Conclusion. Way forward.
India is linguistically diverse country. Starting from Jammu – Kashmir in north to Kanyakumari in south and Gujarat in West to Arunachal Pradesh in east, people speak different languages and dialect. Few of them are Hindi, Bengali, Tamil, Telugu, Kannada, Urdu, Haryanvi etc. Indian constitution considers English and Hindi as the official languages. From the time before independence to present time, there has always been controversy regarding “One India, One language” and imposing Hindi as the national language.
Hindi as the common official language of India:
- Article 343 mentions that official language of the union shall be Hindi in Devanagari script.
- Hindi as a common language would be used by speakers of different languages or a language used by people of diverse speech to communicate with one another, often a basic form of speech with simplified grammar.

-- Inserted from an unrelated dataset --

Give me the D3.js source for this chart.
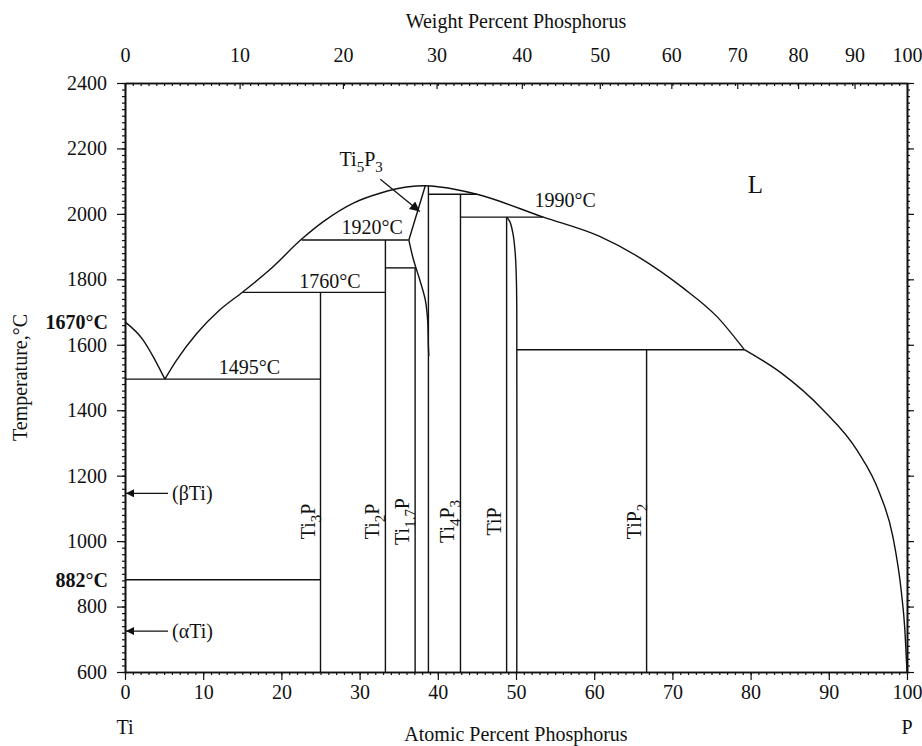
<!DOCTYPE html>
<html>
<head>
<meta charset="utf-8">
<script src="https://cdn.jsdelivr.net/npm/d3@7"></script>
<style>
body { margin: 0; background: #fff; }
text { font-family: "Liberation Serif", "Times New Roman", serif; fill: #111; }
</style>
</head>
<body>
<script>
// Tick values
const atTicks = [0, 10, 20, 30, 40, 50, 60, 70, 80, 90, 100];
const wtTicks = [0, 10, 20, 30, 40, 50, 60, 70, 80, 90, 100];
const tempTicks = [600, 800, 1000, 1200, 1400, 1600, 1800, 2000, 2200, 2400];

// atomic masses for the weight percent scale on top
const massTi = 47.867, massP = 30.974;

// Liquidus branches, [at.% P, °C]
const liquidusTi = [[0, 1670], [2.3, 1615], [3.6, 1564], [5.1, 1495]];
const liquidusMain = [[5.1, 1495], [6.6, 1553], [9.2, 1635], [12.1, 1706], [15.1, 1762], [18.5, 1829],
    [22.6, 1923], [25.4, 1977], [29.2, 2033], [32.6, 2063], [36.0, 2082], [38.4, 2086], [40.3, 2082],
    [45.0, 2060], [53.5, 1990], [60.7, 1931], [65.9, 1865], [71.4, 1773], [75.7, 1686], [79.2, 1585]];
const liquidusP = [[79.2, 1585], [83.9, 1514], [89.3, 1400], [93.6, 1278], [96.5, 1146], [98.2, 1013],
    [99.3, 840], [99.7, 738], [100, 600]];

// Phase boundaries
const ti5p3Upper = [[36.3, 1920], [38.4, 2086]];
const ti5p3Lower = [[36.3, 1920], [36.9, 1859], [37.7, 1798], [38.4, 1737], [38.7, 1676], [38.8, 1594], [38.85, 1565]];
const tipRight = [[48.8, 1990], [49.2, 1977], [49.6, 1941], [49.9, 1880], [50.05, 1798], [50.1, 1697], [50.1, 600]];

// Compounds: name, composition (at.% P), top of its line (°C)
const compoundNames = ["Ti<3>P", "Ti<2>P", "Ti<1.7>P", "Ti<4>P<3>", "TiP", "TiP<2>"];
const compoundAt = [25, 33.3, 37.1, 42.9, 48.8, 66.7];
const compoundTop = [1760, 1920, 1835, 2060, 1990, 1585];
const ti5p3At = 38.8, ti5p3Top = 2085;

// Horizontal invariant lines: from, to (at.% P), temperature
const isoFrom = [0, 15.1, 22.6, 33.3, 38.8, 42.9, 50.1, 0];
const isoTo = [25, 33.3, 36.3, 37.2, 45.0, 53.5, 79.2, 25];
const isoTemp = [1495, 1760, 1920, 1835, 2060, 1990, 1585, 882];

// Temperature labels
const isoLabelText = ["1495°C", "1760°C", "1920°C", "1990°C"];
const isoLabelAt = [15.9, 26.2, 31.6, 56.3];
const isoLabelTemp = [1511, 1773, 1939, 2021];

var fs = 20;

var margin = { top: 83, right: 15, bottom: 74, left: 125 },
    width = 922 - margin.left - margin.right,
    height = 746 - margin.top - margin.bottom;

var svg = d3.select("body")
    .append("svg")
    .attr("width", width + margin.left + margin.right)
    .attr("height", height + margin.top + margin.bottom);

var defs = svg.append("defs");
function marker(id, w, h) {
    defs.append("marker")
        .attr("id", id)
        .attr("viewBox", "0 0 10 10")
        .attr("refX", 10).attr("refY", 5)
        .attr("markerWidth", w).attr("markerHeight", h)
        .attr("markerUnits", "userSpaceOnUse")
        .attr("orient", "auto")
        .append("path").attr("d", "M0,0L10,5L0,10Z").attr("fill", "#111");
}
marker("head", 12, 8);
marker("headBig", 15, 10);

var g = svg.append("g").attr("transform", `translate(${margin.left},${margin.top})`);

var x = d3.scaleLinear().domain([0, 100]).range([0, width]);
var y = d3.scaleLinear().domain([600, 2400]).range([height, 0]);

function wtToAt(w) {
    let p = w / massP, t = (100 - w) / massTi;
    return 100 * p / (p + t);
}

var minorAt = d3.range(0, 101, 1);
var minorT = d3.range(600, 2401, 20);

function styleAxis(sel) {
    sel.select(".domain").attr("stroke", "#111").attr("stroke-width", 1.6);
    sel.selectAll(".tick line").attr("stroke", "#111").attr("stroke-width", 1.2);
    sel.selectAll("text").style("font-size", fs + "px").attr("fill", "#111")
        .style("font-family", '"Liberation Serif", serif');
}

// bottom axis
g.append("g").attr("transform", `translate(0,${height})`)
    .call(d3.axisBottom(x).tickValues(minorAt).tickSize(3).tickSizeOuter(0).tickFormat(""))
    .call(styleAxis);
g.append("g").attr("transform", `translate(0,${height})`)
    .call(d3.axisBottom(x).tickValues(atTicks).tickSize(8).tickSizeOuter(0).tickPadding(5).tickFormat(d3.format("d")))
    .call(styleAxis);

// top axis (weight percent)
g.append("g")
    .call(d3.axisTop(x).tickValues(minorAt).tickSize(-3).tickSizeOuter(0).tickFormat(""))
    .call(styleAxis);
g.append("g")
    .call(d3.axisTop(x).tickValues(wtTicks.map(wtToAt)).tickSize(-6).tickSizeOuter(0)
        .tickPadding(21).tickFormat((d, i) => wtTicks[i]))
    .call(styleAxis);

// left axis
g.append("g")
    .call(d3.axisLeft(y).tickValues(minorT).tickSize(3).tickSizeOuter(0).tickFormat(""))
    .call(styleAxis);
g.append("g")
    .call(d3.axisLeft(y).tickValues(tempTicks).tickSize(8).tickSizeOuter(0).tickPadding(10).tickFormat(d3.format("d")))
    .call(styleAxis);

// right axis
g.append("g").attr("transform", `translate(${width},0)`)
    .call(d3.axisRight(y).tickValues(minorT).tickSize(3).tickSizeOuter(0).tickFormat(""))
    .call(styleAxis);
g.append("g").attr("transform", `translate(${width},0)`)
    .call(d3.axisRight(y).tickValues(tempTicks).tickSize(7).tickSizeOuter(0).tickFormat(""))
    .call(styleAxis);

// phase diagram lines
var mono = d3.line().x(d => x(d[0])).y(d => y(d[1])).curve(d3.curveMonotoneX);
var smooth = d3.line().x(d => x(d[0])).y(d => y(d[1])).curve(d3.curveCatmullRom.alpha(0.5));
var straight = d3.line().x(d => x(d[0])).y(d => y(d[1]));

var lines = g.append("g").attr("fill", "none").attr("stroke", "#111").attr("stroke-width", 1.4);

[liquidusTi, liquidusMain, liquidusP].forEach(function (pts) {
    lines.append("path").attr("d", mono(pts));
});
[ti5p3Lower, tipRight].forEach(function (pts) {
    lines.append("path").attr("d", smooth(pts));
});
lines.append("path").attr("d", straight(ti5p3Upper));

compoundAt.forEach(function (c, i) {
    lines.append("line")
        .attr("x1", x(c)).attr("x2", x(c))
        .attr("y1", y(600)).attr("y2", y(compoundTop[i]));
});
lines.append("line")
    .attr("x1", x(ti5p3At)).attr("x2", x(ti5p3At))
    .attr("y1", y(600)).attr("y2", y(ti5p3Top));

isoTemp.forEach(function (t, i) {
    lines.append("line")
        .attr("x1", x(isoFrom[i])).attr("x2", x(isoTo[i]))
        .attr("y1", y(t)).attr("y2", y(t));
});

// text with subscripts written as <n>
function addRich(sel, str, size) {
    let parts = str.split(/(<[^>]+>)/).filter(s => s.length);
    let shifted = false;
    parts.forEach(function (p) {
        if (p[0] === "<") {
            sel.append("tspan").attr("dy", size * 0.3).style("font-size", (size * 0.75) + "px").text(p.slice(1, -1));
            shifted = true;
        } else {
            sel.append("tspan").attr("dy", shifted ? -size * 0.3 : 0).text(p);
            shifted = false;
        }
    });
}

// compound labels, vertical
compoundNames.forEach(function (name, i) {
    let t = g.append("text")
        .attr("transform", `translate(${x(compoundAt[i]) - 6},${y(1060)}) rotate(-90)`)
        .attr("text-anchor", "middle")
        .style("font-size", fs + "px");
    addRich(t, name, fs);
});

// temperatures
isoLabelText.forEach(function (s, i) {
    g.append("text")
        .attr("x", x(isoLabelAt[i])).attr("y", y(isoLabelTemp[i]))
        .attr("text-anchor", "middle")
        .style("font-size", fs + "px")
        .text(s);
});

// Ti5P3 label and arrow
var t53 = g.append("text").attr("x", x(30.2)).attr("y", y(2145))
    .attr("text-anchor", "middle").style("font-size", fs + "px");
addRich(t53, "Ti<5>P<3>", fs);
g.append("line")
    .attr("x1", x(32.65)).attr("y1", y(2106))
    .attr("x2", x(37.7)).attr("y2", y(2007))
    .attr("stroke", "#111").attr("stroke-width", 1.3)
    .attr("marker-end", "url(#headBig)");

g.append("text").attr("x", x(80.6)).attr("y", y(2064))
    .attr("text-anchor", "middle").style("font-size", "25px").text("L");

// (βTi) and (αTi)
[["(βTi)", 1146], ["(αTi)", 725]].forEach(function (d) {
    g.append("line")
        .attr("x1", x(0) + 43).attr("x2", x(0) + 1)
        .attr("y1", y(d[1])).attr("y2", y(d[1]))
        .attr("stroke", "#111").attr("stroke-width", 1.3)
        .attr("marker-end", "url(#head)");
    g.append("text")
        .attr("x", x(0) + 47).attr("y", y(d[1])).attr("dy", "0.35em")
        .style("font-size", fs + "px").text(d[0]);
});

// bold melting/transformation temperatures
[["1670°C", 1670], ["882°C", 882]].forEach(function (d) {
    g.append("text")
        .attr("x", -17).attr("y", y(d[1])).attr("dy", "0.35em")
        .attr("text-anchor", "end")
        .style("font-size", fs + "px").style("font-weight", "bold").text(d[0]);
});

// axis titles
g.append("text")
    .attr("transform", `translate(${-98},${y(1500)}) rotate(-90)`)
    .attr("text-anchor", "middle")
    .style("font-size", fs + "px")
    .text("Temperature,°C");

svg.append("text")
    .attr("x", margin.left + width / 2).attr("y", 28)
    .attr("text-anchor", "middle").style("font-size", fs + "px")
    .text("Weight Percent Phosphorus");

svg.append("text")
    .attr("x", margin.left + width / 2).attr("y", 741)
    .attr("text-anchor", "middle").style("font-size", fs + "px")
    .text("Atomic Percent Phosphorus");

svg.append("text").attr("x", margin.left + x(0)).attr("y", 734)
    .attr("text-anchor", "middle").style("font-size", fs + "px").text("Ti");
svg.append("text").attr("x", margin.left + x(100)).attr("y", 734)
    .attr("text-anchor", "middle").style("font-size", fs + "px").text("P");
</script>
</body>
</html>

- Less than half of all Indians speak Hindi, the most widely spoken language. It is the mother tongue of only 26% of India’s population.
- The second-most widely spoken language, English, is spoken by around 10% of Indians. The majority of Indians speak a variety of regional languages, many of which use distinct scripts and have little linguistic relation to each other.
- Hindi has acquired more importance than ever before as professionals have become increasingly mobile. And they have a great need to know Hindi as a means of communication.
- Hindi is one such language that is understood by people from different castes and states, and therefore deserves to be the official language of India.
- Already Indian has adopted the western culture in many ways. If it continues there will be no personal or rather say national identity of India.
- The small little steps are the ways that will make sure that the people from different religion have at least something in common as Indians.
- Hindi, especially in the less highly Sanskritised form used in everyday speech, is barely distinct from other languages.
Argument against Hindi as common official language:
- In spite of Hindi being the National Official Language of India and in spite of being a base language for other Indian languages, Hindi is not actually Lingua Franca of India.
- Apart from the general divide between the North and the South, there is also a Linguistic Divide. South India is home to Dravidian states. These states are not really willing to readily accept Hindi as an official language.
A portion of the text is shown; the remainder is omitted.